• [TASK INSTRUCTIONS]: Output the data word for word, dropping every image.

• [Charts and diagrams as code]:

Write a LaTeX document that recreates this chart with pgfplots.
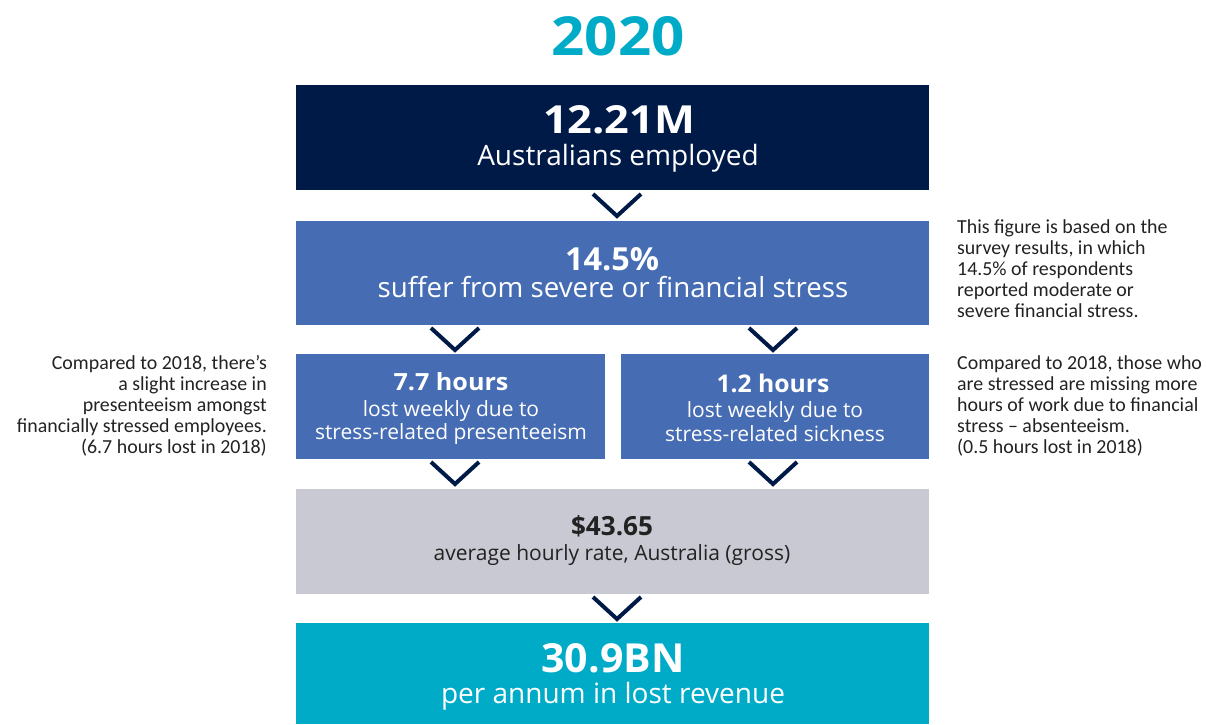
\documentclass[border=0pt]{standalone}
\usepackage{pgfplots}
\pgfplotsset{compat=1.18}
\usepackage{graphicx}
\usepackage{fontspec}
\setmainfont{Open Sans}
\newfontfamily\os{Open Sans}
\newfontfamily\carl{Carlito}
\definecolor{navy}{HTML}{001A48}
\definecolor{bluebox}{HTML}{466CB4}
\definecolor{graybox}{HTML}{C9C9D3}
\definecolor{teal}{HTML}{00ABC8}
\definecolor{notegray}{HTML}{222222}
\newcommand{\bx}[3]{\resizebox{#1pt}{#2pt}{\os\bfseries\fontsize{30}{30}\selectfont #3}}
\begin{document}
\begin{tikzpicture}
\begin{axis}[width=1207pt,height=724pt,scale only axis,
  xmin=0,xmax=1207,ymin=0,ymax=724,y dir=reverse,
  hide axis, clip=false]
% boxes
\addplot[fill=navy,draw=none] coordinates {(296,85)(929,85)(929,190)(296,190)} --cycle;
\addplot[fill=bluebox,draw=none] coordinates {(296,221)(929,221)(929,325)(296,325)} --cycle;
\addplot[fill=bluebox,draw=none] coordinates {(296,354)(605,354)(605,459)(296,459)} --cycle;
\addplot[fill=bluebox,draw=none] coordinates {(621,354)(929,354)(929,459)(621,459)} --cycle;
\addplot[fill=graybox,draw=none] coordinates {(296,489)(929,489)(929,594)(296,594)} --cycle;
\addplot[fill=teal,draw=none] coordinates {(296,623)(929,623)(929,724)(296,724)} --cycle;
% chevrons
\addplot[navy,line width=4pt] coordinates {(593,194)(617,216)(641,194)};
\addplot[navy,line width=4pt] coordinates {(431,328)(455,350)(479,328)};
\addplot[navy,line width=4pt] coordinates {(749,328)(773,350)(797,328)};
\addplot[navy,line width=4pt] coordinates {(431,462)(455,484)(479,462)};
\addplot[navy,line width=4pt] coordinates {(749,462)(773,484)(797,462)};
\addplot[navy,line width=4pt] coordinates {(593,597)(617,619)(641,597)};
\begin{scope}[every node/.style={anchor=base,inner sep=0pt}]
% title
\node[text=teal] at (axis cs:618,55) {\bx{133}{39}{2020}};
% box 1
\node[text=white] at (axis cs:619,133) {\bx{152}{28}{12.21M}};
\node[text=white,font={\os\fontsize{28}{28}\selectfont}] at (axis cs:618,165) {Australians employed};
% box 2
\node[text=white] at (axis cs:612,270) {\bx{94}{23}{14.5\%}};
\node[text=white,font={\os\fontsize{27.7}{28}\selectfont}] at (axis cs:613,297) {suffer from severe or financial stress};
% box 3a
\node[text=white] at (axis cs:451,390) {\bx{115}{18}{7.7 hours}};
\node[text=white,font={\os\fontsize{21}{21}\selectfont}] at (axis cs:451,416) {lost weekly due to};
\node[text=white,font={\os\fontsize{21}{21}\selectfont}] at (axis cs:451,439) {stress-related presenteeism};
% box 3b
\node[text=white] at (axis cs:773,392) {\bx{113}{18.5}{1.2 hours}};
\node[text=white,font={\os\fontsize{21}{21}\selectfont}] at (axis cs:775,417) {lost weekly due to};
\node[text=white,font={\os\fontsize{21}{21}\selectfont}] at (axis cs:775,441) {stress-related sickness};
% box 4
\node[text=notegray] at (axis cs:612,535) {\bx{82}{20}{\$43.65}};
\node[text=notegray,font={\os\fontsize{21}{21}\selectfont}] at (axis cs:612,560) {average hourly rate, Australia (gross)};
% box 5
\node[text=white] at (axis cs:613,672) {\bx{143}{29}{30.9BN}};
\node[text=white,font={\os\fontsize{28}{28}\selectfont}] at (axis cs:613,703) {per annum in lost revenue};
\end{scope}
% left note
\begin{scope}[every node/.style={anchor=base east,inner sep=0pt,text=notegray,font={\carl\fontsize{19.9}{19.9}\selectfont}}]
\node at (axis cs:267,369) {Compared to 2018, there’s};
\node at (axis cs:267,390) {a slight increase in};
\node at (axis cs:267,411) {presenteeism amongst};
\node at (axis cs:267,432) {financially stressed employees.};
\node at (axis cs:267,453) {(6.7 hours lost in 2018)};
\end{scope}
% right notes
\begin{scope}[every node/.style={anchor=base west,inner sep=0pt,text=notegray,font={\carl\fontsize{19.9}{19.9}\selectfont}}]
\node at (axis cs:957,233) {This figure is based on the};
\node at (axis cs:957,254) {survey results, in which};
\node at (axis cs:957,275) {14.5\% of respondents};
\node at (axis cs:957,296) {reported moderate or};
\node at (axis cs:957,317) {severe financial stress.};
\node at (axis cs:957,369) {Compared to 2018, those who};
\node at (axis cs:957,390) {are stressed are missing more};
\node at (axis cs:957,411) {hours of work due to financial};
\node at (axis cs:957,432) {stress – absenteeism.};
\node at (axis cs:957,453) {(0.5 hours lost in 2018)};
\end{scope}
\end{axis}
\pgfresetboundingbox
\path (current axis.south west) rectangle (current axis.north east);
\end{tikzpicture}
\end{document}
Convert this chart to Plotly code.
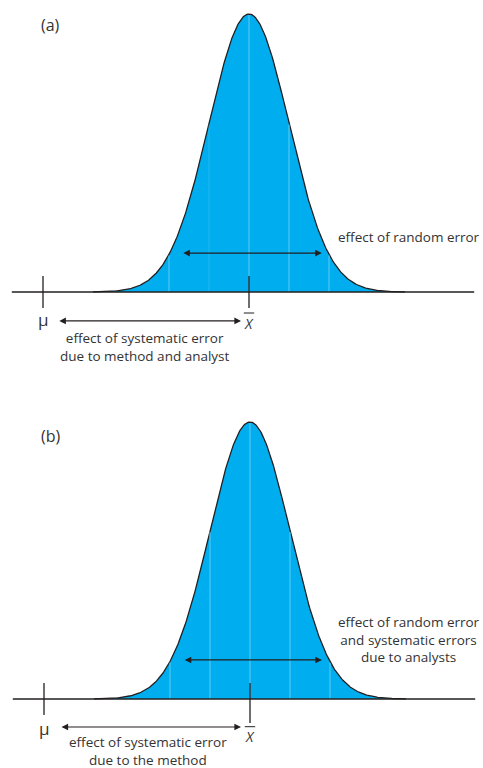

• [WORKED SOLUTION]:
Write a LaTeX document that recreates this chart with pgfplots.
\documentclass[border=0pt]{standalone}
\usepackage{pgfplots}
\pgfplotsset{compat=1.18}
\usepackage{graphicx}
\usepackage{fontspec}
\setmainfont{Open Sans}
\newfontfamily\os{Open Sans}
\newfontfamily\carl{Carlito}
\definecolor{navy}{HTML}{001A48}
\definecolor{bluebox}{HTML}{466CB4}
\definecolor{graybox}{HTML}{C9C9D3}
\definecolor{teal}{HTML}{00ABC8}
\definecolor{notegray}{HTML}{222222}
\newcommand{\bx}[3]{\resizebox{#1pt}{#2pt}{\os\bfseries\fontsize{30}{30}\selectfont #3}}
\begin{document}
\begin{tikzpicture}
\begin{axis}[width=1207pt,height=724pt,scale only axis,
  xmin=0,xmax=1207,ymin=0,ymax=724,y dir=reverse,
  hide axis, clip=false]
% boxes
\addplot[fill=navy,draw=none] coordinates {(296,85)(929,85)(929,190)(296,190)} --cycle;
\addplot[fill=bluebox,draw=none] coordinates {(296,221)(929,221)(929,325)(296,325)} --cycle;
\addplot[fill=bluebox,draw=none] coordinates {(296,354)(605,354)(605,459)(296,459)} --cycle;
\addplot[fill=bluebox,draw=none] coordinates {(621,354)(929,354)(929,459)(621,459)} --cycle;
\addplot[fill=graybox,draw=none] coordinates {(296,489)(929,489)(929,594)(296,594)} --cycle;
\addplot[fill=teal,draw=none] coordinates {(296,623)(929,623)(929,724)(296,724)} --cycle;
% chevrons
\addplot[navy,line width=4pt] coordinates {(593,194)(617,216)(641,194)};
\addplot[navy,line width=4pt] coordinates {(431,328)(455,350)(479,328)};
\addplot[navy,line width=4pt] coordinates {(749,328)(773,350)(797,328)};
\addplot[navy,line width=4pt] coordinates {(431,462)(455,484)(479,462)};
\addplot[navy,line width=4pt] coordinates {(749,462)(773,484)(797,462)};
\addplot[navy,line width=4pt] coordinates {(593,597)(617,619)(641,597)};
\begin{scope}[every node/.style={anchor=base,inner sep=0pt}]
% title
\node[text=teal] at (axis cs:618,55) {\bx{133}{39}{2020}};
% box 1
\node[text=white] at (axis cs:619,133) {\bx{152}{28}{12.21M}};
\node[text=white,font={\os\fontsize{28}{28}\selectfont}] at (axis cs:618,165) {Australians employed};
% box 2
\node[text=white] at (axis cs:612,270) {\bx{94}{23}{14.5\%}};
\node[text=white,font={\os\fontsize{27.7}{28}\selectfont}] at (axis cs:613,297) {suffer from severe or financial stress};
% box 3a
\node[text=white] at (axis cs:451,390) {\bx{115}{18}{7.7 hours}};
\node[text=white,font={\os\fontsize{21}{21}\selectfont}] at (axis cs:451,416) {lost weekly due to};
\node[text=white,font={\os\fontsize{21}{21}\selectfont}] at (axis cs:451,439) {stress-related presenteeism};
% box 3b
\node[text=white] at (axis cs:773,392) {\bx{113}{18.5}{1.2 hours}};
\node[text=white,font={\os\fontsize{21}{21}\selectfont}] at (axis cs:775,417) {lost weekly due to};
\node[text=white,font={\os\fontsize{21}{21}\selectfont}] at (axis cs:775,441) {stress-related sickness};
% box 4
\node[text=notegray] at (axis cs:612,535) {\bx{82}{20}{\$43.65}};
\node[text=notegray,font={\os\fontsize{21}{21}\selectfont}] at (axis cs:612,560) {average hourly rate, Australia (gross)};
% box 5
\node[text=white] at (axis cs:613,672) {\bx{143}{29}{30.9BN}};
\node[text=white,font={\os\fontsize{28}{28}\selectfont}] at (axis cs:613,703) {per annum in lost revenue};
\end{scope}
% left note
\begin{scope}[every node/.style={anchor=base east,inner sep=0pt,text=notegray,font={\carl\fontsize{19.9}{19.9}\selectfont}}]
\node at (axis cs:267,369) {Compared to 2018, there’s};
\node at (axis cs:267,390) {a slight increase in};
\node at (axis cs:267,411) {presenteeism amongst};
\node at (axis cs:267,432) {financially stressed employees.};
\node at (axis cs:267,453) {(6.7 hours lost in 2018)};
\end{scope}
% right notes
\begin{scope}[every node/.style={anchor=base west,inner sep=0pt,text=notegray,font={\carl\fontsize{19.9}{19.9}\selectfont}}]
\node at (axis cs:957,233) {This figure is based on the};
\node at (axis cs:957,254) {survey results, in which};
\node at (axis cs:957,275) {14.5\% of respondents};
\node at (axis cs:957,296) {reported moderate or};
\node at (axis cs:957,317) {severe financial stress.};
\node at (axis cs:957,369) {Compared to 2018, those who};
\node at (axis cs:957,390) {are stressed are missing more};
\node at (axis cs:957,411) {hours of work due to financial};
\node at (axis cs:957,432) {stress – absenteeism.};
\node at (axis cs:957,453) {(0.5 hours lost in 2018)};
\end{scope}
\end{axis}
\pgfresetboundingbox
\path (current axis.south west) rectangle (current axis.north east);
\end{tikzpicture}
\end{document}
Convert this chart to Plotly code.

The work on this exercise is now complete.